* DATA BLOCK *
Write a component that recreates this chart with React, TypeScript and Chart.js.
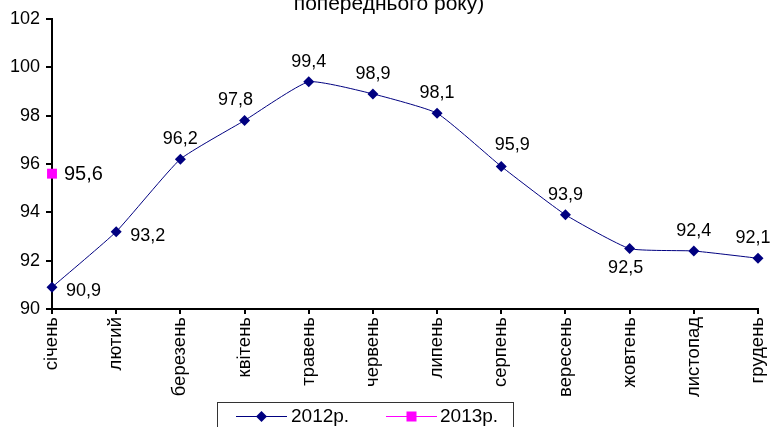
import React, { useEffect, useRef } from 'react';
import { Chart, registerables } from 'chart.js';

Chart.register(...registerables);

const categories = ['січень', 'лютий', 'березень', 'квітень', 'травень', 'червень', 'липень', 'серпень', 'вересень', 'жовтень', 'листопад', 'грудень'];
const values2012 = [90.9, 93.2, 96.2, 97.8, 99.4, 98.9, 98.1, 95.9, 93.9, 92.5, 92.4, 92.1];
const values2013 = [95.6, null, null, null, null, null, null, null, null, null, null, null];
const yMin = 90;
const yMax = 102;
const yStep = 2;
const seriesNames = ['2012р.', '2013р.'];
const titleText = 'попереднього року)';
const placement2012 = ['right', 'right', 'above', 'aboveLeft', 'above', 'above', 'above', 'aboveRight', 'above', 'below', 'above', 'aboveEnd'];
const placement2013 = ['rightMid', '', '', '', '', '', '', '', '', '', '', ''];

const FONT = "'Liberation Sans', Arial, sans-serif";
const NAVY = '#000080';
const MAGENTA = '#FF00FF';
const fmt = (v: number) => v.toFixed(1).replace('.', ',');

const dataLabelPlugin = {
  id: 'dataLabels',
  afterDatasetsDraw(chart: any) {
    const ctx = chart.ctx;
    chart.data.datasets.forEach((ds: any, di: number) => {
      const meta = chart.getDatasetMeta(di);
      const placement = di === 0 ? placement2012 : placement2013;
      const size = di === 0 ? 18 : 20;
      meta.data.forEach((el: any, i: number) => {
        const v = ds.data[i];
        if (v == null) return;
        const x = el.x;
        const y = el.y;
        ctx.save();
        ctx.font = `${size}px ${FONT}`;
        ctx.fillStyle = '#000';
        ctx.textBaseline = 'middle';
        ctx.textAlign = 'center';
        let tx = x;
        let ty = y;
        switch (placement[i]) {
          case 'above': ty = y - 20; break;
          case 'aboveLeft': tx = x - 9; ty = y - 20; break;
          case 'aboveEnd': tx = x - 5; ty = y - 20; break;
          case 'aboveRight': tx = x + 11; ty = y - 21; break;
          case 'below': ty = y + 19; tx = x - 4; break;
          case 'right': ctx.textAlign = 'left'; tx = x + 14; ty = y + 4; break;
          case 'rightMid': ctx.textAlign = 'left'; tx = x + 12; ty = y + 1; break;
        }
        ctx.fillText(fmt(v), tx, ty);
        ctx.restore();
      });
    });
  },
};

const decorPlugin = {
  id: 'decor',
  afterDraw(chart: any) {
    const ctx = chart.ctx;
    ctx.save();
    // title (second line visible)
    ctx.font = `21px ${FONT}`;
    ctx.fillStyle = '#000';
    ctx.textAlign = 'center';
    ctx.textBaseline = 'alphabetic';
    ctx.fillText(titleText, 389, 10);

    // legend box
    ctx.strokeStyle = '#333';
    ctx.lineWidth = 1;
    ctx.strokeRect(217.5, 402.5, 296, 40);

    const ly = 416;
    // series 1
    ctx.strokeStyle = NAVY;
    ctx.lineWidth = 1;
    ctx.beginPath();
    ctx.moveTo(236, ly + 0.5);
    ctx.lineTo(287, ly + 0.5);
    ctx.stroke();
    ctx.fillStyle = NAVY;
    const cx = 261.5;
    const r = 5.5;
    ctx.beginPath();
    ctx.moveTo(cx - r, ly + 0.5);
    ctx.lineTo(cx, ly + 0.5 - r);
    ctx.lineTo(cx + r, ly + 0.5);
    ctx.lineTo(cx, ly + 0.5 + r);
    ctx.closePath();
    ctx.fill();
    // series 2
    ctx.strokeStyle = MAGENTA;
    ctx.beginPath();
    ctx.moveTo(386, ly + 0.5);
    ctx.lineTo(437, ly + 0.5);
    ctx.stroke();
    ctx.fillStyle = MAGENTA;
    ctx.fillRect(406.5, ly - 4.5, 10, 10);

    ctx.fillStyle = '#000';
    ctx.font = `19px ${FONT}`;
    ctx.textAlign = 'left';
    ctx.textBaseline = 'middle';
    ctx.fillText(seriesNames[0], 291, ly + 1);
    ctx.fillText(seriesNames[1], 440, ly + 1);
    ctx.restore();
  },
};

export default function App() {
  const canvasRef = useRef<HTMLCanvasElement | null>(null);

  useEffect(() => {
    const canvas = canvasRef.current;
    if (!canvas) return;
    const chart = new Chart(canvas, {
      type: 'line',
      data: {
        labels: categories,
        datasets: [
          {
            label: seriesNames[0],
            data: values2012,
            borderColor: NAVY,
            backgroundColor: NAVY,
            borderWidth: 1,
            pointStyle: 'rectRot',
            pointRadius: 5.5,
            pointBorderWidth: 0,
            pointBackgroundColor: NAVY,
            tension: 0.15,
            clip: false,
          },
          {
            label: seriesNames[1],
            data: values2013,
            borderColor: MAGENTA,
            backgroundColor: MAGENTA,
            borderWidth: 1,
            pointStyle: 'rect',
            pointRadius: 7,
            pointBorderWidth: 0,
            pointBackgroundColor: MAGENTA,
            clip: false,
          },
        ],
      },
      options: {
        responsive: false,
        animation: false,
        devicePixelRatio: 1,
        layout: { padding: { top: 19, right: 12, left: 0, bottom: 0 } },
        plugins: {
          legend: { display: false },
          title: { display: false },
          tooltip: { enabled: false },
        },
        scales: {
          x: {
            type: 'category',
            offset: false,
            grid: { display: true, drawOnChartArea: false, drawTicks: true, tickLength: 5, color: '#000', lineWidth: 2 },
            border: { display: true, color: '#000', width: 2 },
            ticks: {
              color: '#000',
              font: { family: FONT, size: 18.5 },
              minRotation: 90,
              maxRotation: 90,
              padding: 3,
              autoSkip: false,
            },
            afterFit: (scale: any) => {
              scale.height = 118;
              scale.paddingLeft = 0;
              scale.paddingRight = 0;
            },
          },
          y: {
            min: yMin,
            max: yMax,
            grid: { display: true, drawOnChartArea: false, drawTicks: true, tickLength: 6, color: '#000', lineWidth: 2 },
            border: { display: true, color: '#000', width: 2 },
            ticks: {
              stepSize: yStep,
              color: '#000',
              font: { family: FONT, size: 18 },
              padding: 6,
            },
            afterFit: (scale: any) => {
              scale.width = 52;
              scale.paddingTop = 0;
              scale.paddingBottom = 0;
            },
          },
        },
      },
      plugins: [dataLabelPlugin, decorPlugin],
    });
    return () => chart.destroy();
  }, []);

  return (
    <div style={{ position: 'fixed', left: 0, top: 0, width: 770, height: 427, background: '#fff' }}>
      <canvas ref={canvasRef} width={770} height={427} style={{ width: 770, height: 427, display: 'block' }} />
    </div>
  );
}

* EXERCISE REQUIREMENTS *
Please extract exactly the lines of the data, from the first through the line containing "Chart.register(...registerables);", and add no pictures to the copy.

* REPLY TO THE EXERCISE *
Write a component that recreates this chart with React, TypeScript and Chart.js.
import React, { useEffect, useRef } from 'react';
import { Chart, registerables } from 'chart.js';

Chart.register(...registerables);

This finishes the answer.